Science is a badge of our sophistication, while all other methods are a reminder of our primitivism. Yet some, in the judiciary, entrenched in a Medieval mindset, tenaciously cling to their vaunted discretionary prerogatives of arbitrary justice and legal posturing.

This has to do with the culture of the legal profession. This culture has been built up over centuries, relying heavily on personal networks that by their very nature reinforce the status quo.

Tackling endemic collusive cultures requires a shift in the norms that are known about but ignored – Judges tend to close ranks. The culture tacitly accepts both peer and systemic personal network support.

Reform of the Appeals process #

Radical systematic reform is required to make the appointment of Judges more transparent and restore respect in all Appeal cases.

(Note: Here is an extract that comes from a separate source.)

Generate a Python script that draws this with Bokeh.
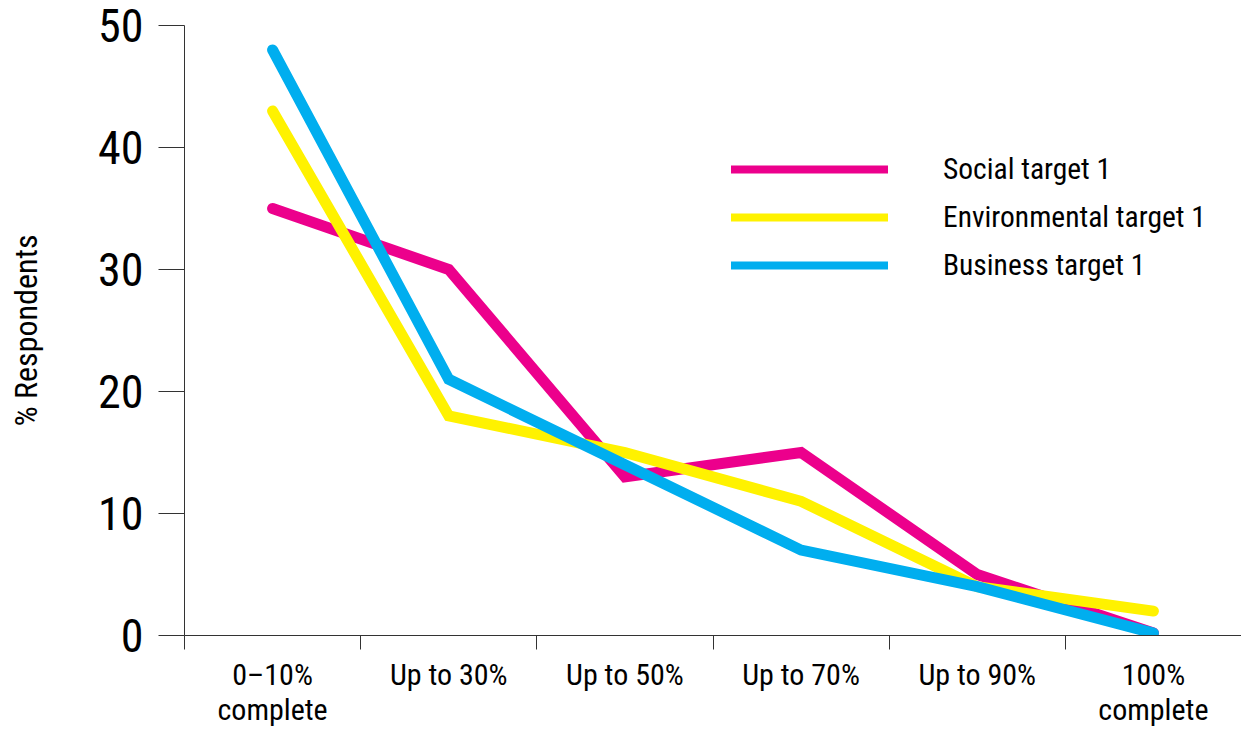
from bokeh.plotting import figure
from bokeh.models import Range1d, FixedTicker, Legend, LegendItem
from bokeh.embed import file_html
from bokeh.resources import INLINE

categories = ["0–10%\ncomplete", "Up to 30%", "Up to 50%", "Up to 70%", "Up to 90%", "100%\ncomplete"]
social = [35, 30, 13, 15, 5, 0.2]
environmental = [43, 18, 15, 11, 4, 2]
business = [48, 21, 14, 7, 4, 0.2]
series_names = ["Social target 1", "Environmental target 1", "Business target 1"]
colors = ["#EC008C", "#FFF200", "#00AEEF"]
y_ticks = [0, 10, 20, 30, 40, 50]

FONT = "Roboto Condensed, DejaVu Sans Condensed, sans-serif"

centers = [i + 0.5 for i in range(len(categories))]
bounds = [float(i) for i in range(len(categories))]

p = figure(width=1241, height=729, output_backend="svg", toolbar_location=None,
           x_range=Range1d(0, len(categories)), y_range=Range1d(0, 50),
           min_border_left=184, min_border_right=0, min_border_top=25, min_border_bottom=93)
p.outline_line_color = None
p.grid.visible = False
p.background_fill_color = "white"
p.border_fill_color = "white"

legend_renderers = []
for vals, col in zip([social, environmental, business], colors):
    p.line(centers, vals, line_color=col, line_width=11, line_cap="round", line_join="miter")
    lr = p.line(centers, vals, line_color=col, line_width=8, line_cap="round", visible=False)
    legend_renderers.append(lr)

# x axis
xa = p.xaxis[0]
xa.ticker = FixedTicker(ticks=centers, minor_ticks=bounds)
xa.major_label_overrides = {c: lab for c, lab in zip(centers, categories)}
xa.major_tick_out = 0
xa.major_tick_in = 0
xa.minor_tick_out = 14
xa.minor_tick_in = 0
xa.minor_tick_line_color = "#333333"
xa.axis_line_color = "#333333"
xa.major_label_standoff = 7
xa.major_label_text_font = FONT
xa.major_label_text_font_size = "30px"
xa.major_label_text_color = "black"
xa.major_label_text_line_height = 1.0

# y axis
ya = p.yaxis[0]
ya.ticker = FixedTicker(ticks=y_ticks, minor_ticks=[])
ya.major_tick_out = 26
ya.major_tick_in = 0
ya.major_tick_line_color = "#333333"
ya.axis_line_color = "#333333"
ya.major_label_standoff = 15
ya.major_label_text_font = FONT
ya.major_label_text_font_size = "46px"
ya.major_label_text_color = "black"
ya.axis_label = "% Respondents"
ya.axis_label_text_font = FONT
ya.axis_label_text_font_size = "32px"
ya.axis_label_text_font_style = "normal"
ya.axis_label_text_color = "black"
ya.axis_label_standoff = 50

legend = Legend(items=[LegendItem(label=n, renderers=[r]) for n, r in zip(series_names, legend_renderers)],
                location=(547, 350), orientation="vertical",
                glyph_width=157, glyph_height=40, label_height=40, label_standoff=55, spacing=8,
                label_text_font=FONT, label_text_font_size="29.5px", label_text_color="black",
                background_fill_alpha=0, border_line_color=None, padding=0, margin=0)
p.add_layout(legend)

open("out.html", "w").write(file_html(p, INLINE))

Systematic reforms of the Appeals process is available due to advances in technology, dragging the Judiciary into the 21^(st ) century.

Here is a proposed practical solution to restore our confidence in the entire legal Appeals process.

  • All judges need to be fully trained with the latest expert knowledge in the field in which they have jurisdiction. Blind ignorance is no longer tolerated.

  • All appeals should be remote, independent and anonymous. An executive officer co-ordinates the appeal by secure email to three Appellant Judges from other states/provinces discretely and discreetly.

  • Names and sources of all participants are redacted to prevent identification.

  • Each of the anonymous Judges considers the merits of the appeal separately, anonymously and returns their opinions to the co-ordinator.

  • These are compiled for anonymous circulation to the other appeal judges including the lawyers and Judge of the initial case for consideration and rebuttal.

  • All responses are anonymously forwarded to the original Appellant Judges who then independently make their final determinations.

  • The co-ordinator then submits these to the Head of the Appeals Court who considers, consults and publishes the final verdict with all names now disclosed.

This system should go a long way to restore our faith, confidence and trust in our last bastion of defence against tyranny.